Data excerpt →
· · ·
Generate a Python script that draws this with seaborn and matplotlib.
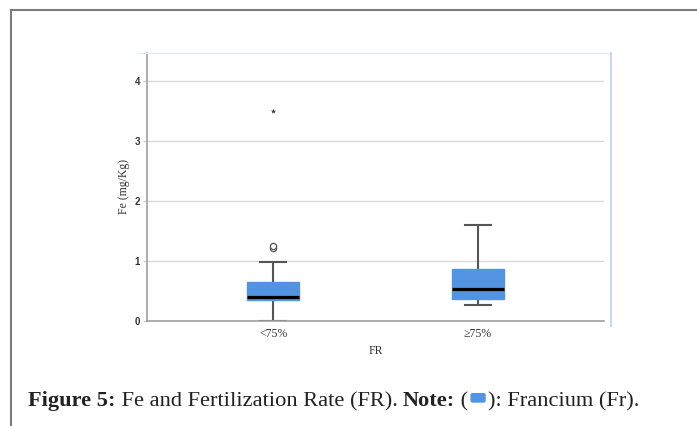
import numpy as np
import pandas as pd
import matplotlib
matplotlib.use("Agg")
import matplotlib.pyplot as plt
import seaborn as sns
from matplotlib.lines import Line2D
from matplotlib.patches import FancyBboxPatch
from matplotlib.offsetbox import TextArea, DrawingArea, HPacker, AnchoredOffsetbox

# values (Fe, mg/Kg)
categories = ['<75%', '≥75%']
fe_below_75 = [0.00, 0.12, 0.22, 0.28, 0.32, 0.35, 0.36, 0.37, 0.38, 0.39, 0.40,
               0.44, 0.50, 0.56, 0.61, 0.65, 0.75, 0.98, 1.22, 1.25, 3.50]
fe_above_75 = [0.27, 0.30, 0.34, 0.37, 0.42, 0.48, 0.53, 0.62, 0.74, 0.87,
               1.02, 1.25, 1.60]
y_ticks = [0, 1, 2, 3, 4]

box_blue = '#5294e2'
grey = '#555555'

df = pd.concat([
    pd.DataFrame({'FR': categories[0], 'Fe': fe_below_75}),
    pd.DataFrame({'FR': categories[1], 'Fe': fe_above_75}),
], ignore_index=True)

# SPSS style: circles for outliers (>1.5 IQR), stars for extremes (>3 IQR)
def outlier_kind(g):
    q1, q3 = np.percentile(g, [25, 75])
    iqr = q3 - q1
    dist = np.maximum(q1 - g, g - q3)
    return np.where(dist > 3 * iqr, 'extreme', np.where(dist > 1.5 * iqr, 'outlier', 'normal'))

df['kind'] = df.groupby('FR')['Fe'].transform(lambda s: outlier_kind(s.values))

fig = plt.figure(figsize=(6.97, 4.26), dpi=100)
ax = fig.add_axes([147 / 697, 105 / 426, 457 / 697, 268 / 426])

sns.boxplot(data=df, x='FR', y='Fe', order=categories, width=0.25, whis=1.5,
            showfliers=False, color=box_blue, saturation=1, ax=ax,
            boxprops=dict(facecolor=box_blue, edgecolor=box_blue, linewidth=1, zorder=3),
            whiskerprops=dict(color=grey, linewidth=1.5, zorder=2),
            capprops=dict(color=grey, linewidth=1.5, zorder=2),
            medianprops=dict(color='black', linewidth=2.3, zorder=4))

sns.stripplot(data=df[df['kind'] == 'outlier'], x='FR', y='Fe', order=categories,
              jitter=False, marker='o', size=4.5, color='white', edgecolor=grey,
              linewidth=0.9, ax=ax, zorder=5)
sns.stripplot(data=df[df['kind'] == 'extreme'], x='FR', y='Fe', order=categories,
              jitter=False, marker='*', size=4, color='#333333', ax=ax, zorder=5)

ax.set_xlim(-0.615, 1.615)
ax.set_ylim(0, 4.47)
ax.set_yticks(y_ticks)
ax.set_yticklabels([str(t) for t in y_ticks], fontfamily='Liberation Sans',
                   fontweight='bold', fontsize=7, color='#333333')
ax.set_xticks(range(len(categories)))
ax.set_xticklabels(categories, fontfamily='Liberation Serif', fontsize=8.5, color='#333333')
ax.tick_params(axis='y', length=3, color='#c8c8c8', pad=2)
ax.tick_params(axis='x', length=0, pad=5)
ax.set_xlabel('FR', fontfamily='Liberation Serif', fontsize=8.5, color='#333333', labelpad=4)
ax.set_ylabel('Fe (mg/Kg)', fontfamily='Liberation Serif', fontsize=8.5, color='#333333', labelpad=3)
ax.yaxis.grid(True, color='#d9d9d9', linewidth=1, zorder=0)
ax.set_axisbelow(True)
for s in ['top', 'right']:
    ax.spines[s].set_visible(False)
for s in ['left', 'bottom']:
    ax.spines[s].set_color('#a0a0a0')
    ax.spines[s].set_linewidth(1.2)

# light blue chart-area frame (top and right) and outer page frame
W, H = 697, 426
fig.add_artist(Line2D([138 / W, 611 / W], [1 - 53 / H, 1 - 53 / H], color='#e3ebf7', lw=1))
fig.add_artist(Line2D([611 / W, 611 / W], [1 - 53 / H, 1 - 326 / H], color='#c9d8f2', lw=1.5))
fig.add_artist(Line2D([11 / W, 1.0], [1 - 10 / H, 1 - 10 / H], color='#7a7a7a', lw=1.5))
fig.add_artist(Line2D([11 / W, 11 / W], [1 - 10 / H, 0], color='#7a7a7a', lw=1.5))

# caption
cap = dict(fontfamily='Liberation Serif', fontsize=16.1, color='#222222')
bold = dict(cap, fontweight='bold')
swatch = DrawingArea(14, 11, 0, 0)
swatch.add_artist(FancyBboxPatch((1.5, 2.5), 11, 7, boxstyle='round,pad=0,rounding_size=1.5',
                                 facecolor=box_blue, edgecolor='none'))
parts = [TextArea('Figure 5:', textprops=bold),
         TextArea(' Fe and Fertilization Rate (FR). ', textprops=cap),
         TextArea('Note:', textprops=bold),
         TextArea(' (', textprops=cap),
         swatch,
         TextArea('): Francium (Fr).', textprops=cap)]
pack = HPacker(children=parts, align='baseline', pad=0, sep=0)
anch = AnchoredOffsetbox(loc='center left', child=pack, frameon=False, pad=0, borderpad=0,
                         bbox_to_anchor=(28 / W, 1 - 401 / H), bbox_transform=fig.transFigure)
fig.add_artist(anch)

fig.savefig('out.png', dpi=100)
· · ·
The problem → Leave out the pictures and repeat the lines from the start of the material through the line with "from matplotlib.offsetbox import", inclusive.

Result →
Generate a Python script that draws this with seaborn and matplotlib.
import numpy as np
import pandas as pd
import matplotlib
matplotlib.use("Agg")
import matplotlib.pyplot as plt
import seaborn as sns
from matplotlib.lines import Line2D
from matplotlib.patches import FancyBboxPatch
from matplotlib.offsetbox import TextArea, DrawingArea, HPacker, AnchoredOffsetbox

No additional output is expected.